Qemu can somewhat do it already, with limitations - see https://youtu.be/oZqFYJVOUQo?si=wKaK6vLzfomESerY


Yes but the host he's using is Apple Silicon, I think what he's talking about is QEMU using Apple's Hypervisor Framework, which is what vmware Parallels, etc also use nowadays. Booting an apple silicon version of MacOS on non-Apple hardware probably isn't going to possible for a while as it would require emulation.

In 2021 Blackberry, surprisingly, wrote this article about getting emulating the XNU kernel and getting it running on non-apple hardware, but its just a terminal:

https://blogs.blackberry.com/en/2021/05/strong-arming-with-m...

Someone would have to write something that can emulate/abstract the apple iGPU to get anywhere near a usable GUI - I'm no expert but I don't think this is going to happen anytime soon, so when Intel releases of MacOS stop happening apple hardware might be the only way to virtualize MacOS for a while


Someone would have to write something that can emulate/abstract the apple iGPU to get anywhere near a usable GUI

I'm not familiar with what Apple's GPU architecture on its ARM SoCs looks like, but wouldn't a framebuffer be sufficient?
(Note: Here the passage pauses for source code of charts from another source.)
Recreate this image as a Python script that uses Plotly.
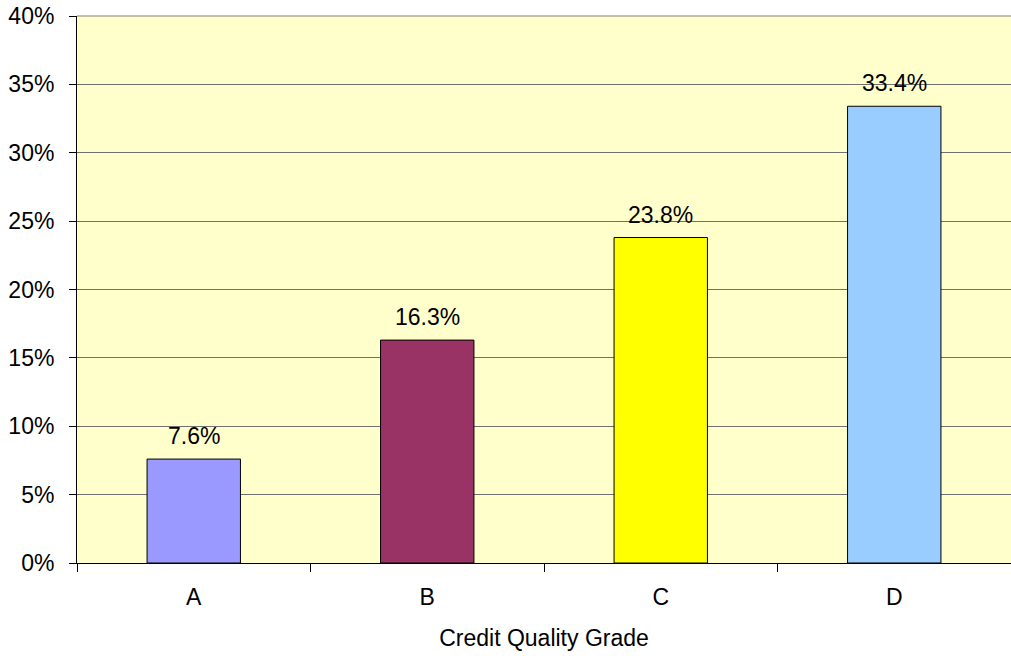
import plotly.graph_objects as go

grades = ["A", "B", "C", "D"]
shares = [7.6, 16.3, 23.8, 33.4]
bar_colors = ["#9999FF", "#993366", "#FFFF00", "#99CCFF"]
y_ticks = [0, 5, 10, 15, 20, 25, 30, 35, 40]
y_tick_labels = [f"{v}%" for v in y_ticks]

font_family = "Liberation Sans, Arial, sans-serif"
font_size = 23

fig = go.Figure(
    go.Bar(
        x=grades,
        y=shares,
        width=0.4,
        marker=dict(color=bar_colors, line=dict(color="#000000", width=1)),
        hoverinfo="skip",
    )
)

for g, v in zip(grades, shares):
    fig.add_annotation(
        x=g, y=v, text=f"{v:.1f}%", showarrow=False,
        yanchor="bottom", yshift=8,
        font=dict(family=font_family, size=font_size, color="#000000"),
    )

# top edge of the plotting area
fig.add_shape(
    type="line", xref="paper", yref="paper",
    x0=0, x1=1, y0=1, y1=1,
    line=dict(color="#808080", width=1),
)

fig.update_layout(
    width=1011, height=656,
    margin=dict(l=77, r=0, t=16, b=93),
    paper_bgcolor="#FFFFFF",
    plot_bgcolor="#FFFFCC",
    showlegend=False,
    bargap=0.6,
    font=dict(family=font_family, size=font_size, color="#000000"),
)

fig.update_xaxes(
    type="category",
    showline=True, linecolor="#000000", linewidth=1,
    ticks="outside", tickson="boundaries", ticklen=8, tickcolor="#000000",
    ticklabelstandoff=13,
    showgrid=False,
    title=dict(text="Credit Quality Grade", font=dict(size=font_size), standoff=21),
    tickfont=dict(size=font_size),
)

fig.update_yaxes(
    range=[0, 40],
    tickvals=y_ticks, ticktext=y_tick_labels,
    showline=True, linecolor="#000000", linewidth=1,
    ticks="outside", ticklen=7, tickcolor="#000000",
    ticklabelstandoff=10,
    showgrid=True, gridcolor="#707070", gridwidth=1,
    zeroline=False,
    tickfont=dict(size=font_size),
)

fig.write_html("out.html")
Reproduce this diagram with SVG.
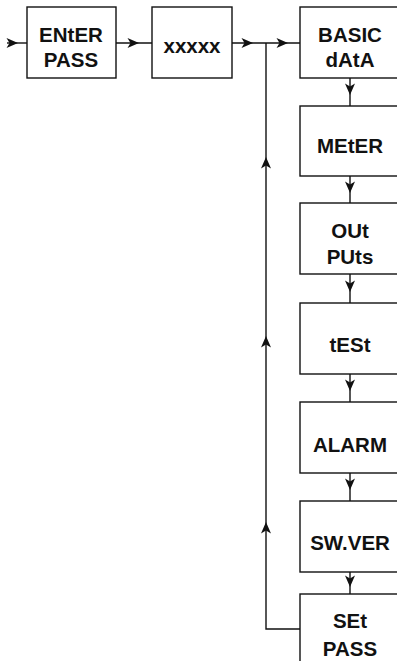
<svg xmlns="http://www.w3.org/2000/svg" width="397" height="661" viewBox="0 0 397 661">
<style>
.box{fill:#fff;stroke:#111;stroke-width:1.4}
.ln{fill:none;stroke:#111;stroke-width:1.4}
.t{font-family:"Liberation Sans",Arial,Helvetica,sans-serif;font-weight:bold;font-size:20.5px;fill:#111;text-anchor:middle}
</style>
<defs>
<path id="ah" d="M0,0 L-11.5,-5 L-8.5,0 L-11.5,5 Z" fill="#111"/>
</defs>
<rect width="397" height="661" fill="#fff"/>
<g id="connectors">
<line class="ln" x1="7" y1="43" x2="27" y2="43"/>
<use href="#ah" transform="translate(18,43)"/>
<line class="ln" x1="116" y1="43" x2="152" y2="43"/>
<use href="#ah" transform="translate(139,43)"/>
<line class="ln" x1="232" y1="43" x2="300" y2="43"/>
<use href="#ah" transform="translate(253,43)"/>
<use href="#ah" transform="translate(288,43)"/>
<polyline class="ln" points="300,629 266,629 266,43"/>
<use href="#ah" transform="translate(266,157) rotate(-90)"/>
<use href="#ah" transform="translate(266,336) rotate(-90)"/>
<use href="#ah" transform="translate(266,522) rotate(-90)"/>
<line class="ln" x1="350" y1="78" x2="350" y2="106"/>
<use href="#ah" transform="translate(350,95) rotate(90)"/>
<line class="ln" x1="350" y1="176" x2="350" y2="203"/>
<use href="#ah" transform="translate(350,193) rotate(90)"/>
<line class="ln" x1="350" y1="274" x2="350" y2="303"/>
<use href="#ah" transform="translate(350,292) rotate(90)"/>
<line class="ln" x1="350" y1="374" x2="350" y2="402"/>
<use href="#ah" transform="translate(350,391) rotate(90)"/>
<line class="ln" x1="350" y1="473" x2="350" y2="501"/>
<use href="#ah" transform="translate(350,490) rotate(90)"/>
<line class="ln" x1="350" y1="572" x2="350" y2="594"/>
<use href="#ah" transform="translate(350,587) rotate(90)"/>
</g>
<g id="enter-pass">
<rect class="box" x="27" y="7" width="89" height="71"/>
<text class="t" x="71" y="42">ENtER</text>
<text class="t" x="71" y="67">PASS</text>
</g>
<g id="xxxxx">
<rect class="box" x="152" y="7" width="80" height="71"/>
<text class="t" x="192" y="53">xxxxx</text>
</g>
<g id="basic-data">
<rect class="box" x="300" y="7" width="100" height="71"/>
<text class="t" x="350" y="42">BASIC</text>
<text class="t" x="350" y="67">dAtA</text>
</g>
<g id="meter">
<rect class="box" x="300" y="106" width="100" height="70"/>
<text class="t" x="350" y="153">MEtER</text>
</g>
<g id="outputs">
<rect class="box" x="300" y="203" width="100" height="71"/>
<text class="t" x="350" y="238">OUt</text>
<text class="t" x="350" y="264">PUts</text>
</g>
<g id="test">
<rect class="box" x="300" y="303" width="100" height="71"/>
<text class="t" x="350" y="352">tESt</text>
</g>
<g id="alarm">
<rect class="box" x="300" y="402" width="100" height="71"/>
<text class="t" x="350" y="452">ALARM</text>
</g>
<g id="sw-ver">
<rect class="box" x="300" y="501" width="100" height="71"/>
<text class="t" x="350" y="550">SW.VER</text>
</g>
<g id="set-pass">
<rect class="box" x="300" y="594" width="100" height="80"/>
<text class="t" x="350" y="628">SEt</text>
<text class="t" x="350" y="656">PASS</text>
</g>
</svg>
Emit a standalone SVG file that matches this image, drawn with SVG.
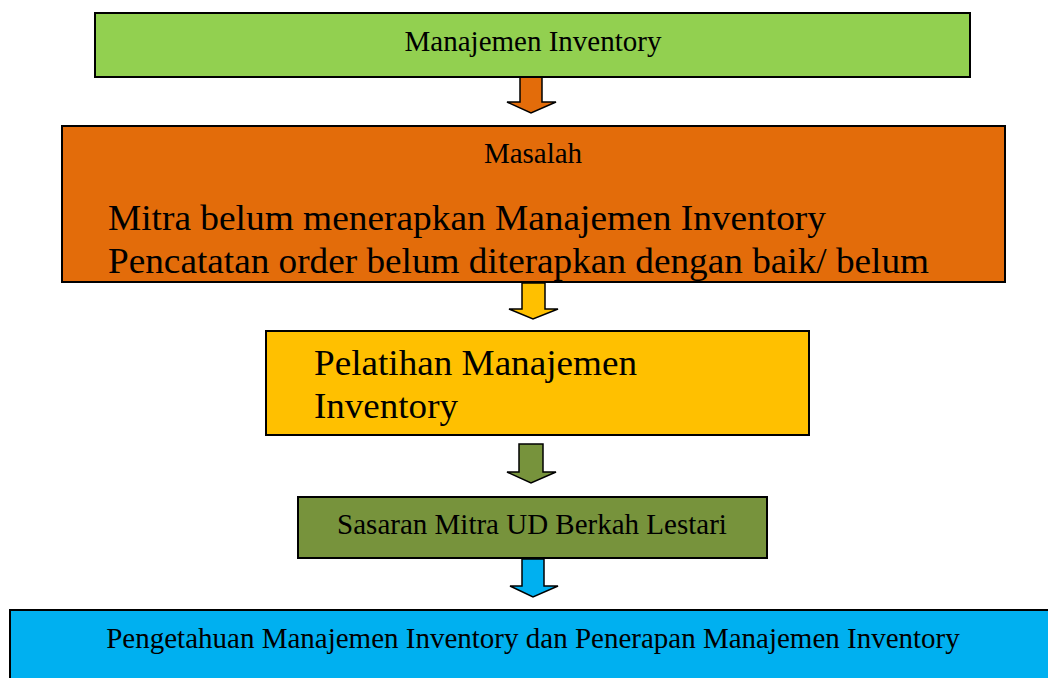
<svg xmlns="http://www.w3.org/2000/svg" width="1048" height="678" viewBox="0 0 1048 678">
<style>
.box{stroke:#000;stroke-width:2}
.arr{stroke:#000;stroke-width:1.5;stroke-linejoin:miter}
text{font-family:"Liberation Serif","Times New Roman",serif;fill:#000}
.s{font-size:29px;text-anchor:middle}
.l{font-size:36px}
</style>
<rect width="1048" height="678" fill="#fff"/>
<g id="connectors">
<polygon class="arr" fill="#E36C0A" points="520,77 542,77 542,102 556,102 531,113 507,102 520,102"/>
<polygon class="arr" fill="#FFC000" points="522,283 545,283 545,309 558,309 533,319 509,309 522,309"/>
<polygon class="arr" fill="#77933C" points="519,444 543,444 543,472 556,472 531,483 507,472 519,472"/>
<polygon class="arr" fill="#00B0F0" points="522,559 544,559 544,586 558,586 533,597 510,586 522,586"/>
</g>
<g id="n1">
<rect class="box" x="95" y="13" width="875" height="64" fill="#92D050"/>
<text class="s" x="533" y="51">Manajemen Inventory</text>
</g>
<g id="n2">
<rect class="box" x="62" y="126" width="943" height="156" fill="#E36C0A"/>
<text class="s" x="533" y="163">Masalah</text>
<text class="l" x="108" y="230" textLength="718" lengthAdjust="spacingAndGlyphs">Mitra belum menerapkan Manajemen Inventory</text>
<text class="l" x="108" y="273" textLength="821" lengthAdjust="spacingAndGlyphs">Pencatatan order belum diterapkan dengan baik/ belum</text>
</g>
<g id="n3">
<rect class="box" x="266" y="331" width="543" height="104" fill="#FFC000"/>
<text class="l" x="314" y="375" textLength="323" lengthAdjust="spacingAndGlyphs">Pelatihan Manajemen</text>
<text class="l" x="314" y="418" textLength="144" lengthAdjust="spacingAndGlyphs">Inventory</text>
</g>
<g id="n4">
<rect class="box" x="298" y="497" width="469" height="61" fill="#77933C"/>
<text class="s" x="532" y="534">Sasaran Mitra UD Berkah Lestari</text>
</g>
<g id="n5">
<rect class="box" x="10" y="610" width="1045" height="75" fill="#00B0F0"/>
<text class="s" x="533" y="648">Pengetahuan Manajemen Inventory dan Penerapan Manajemen Inventory</text>
</g>
</svg>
Or does ARM macOS have absolutely no software rendering fallback and relies on the GPU to handle all of it?

I know that regular amd64 macOS runs fine without GPU acceleration in a VM (like what is shown here), and arm64 Windows likewise with an emulated EFI framebuffer in QEMU on an amd64 host (it's bloody slow, being 100% emulated, but it works well enough to play around with.)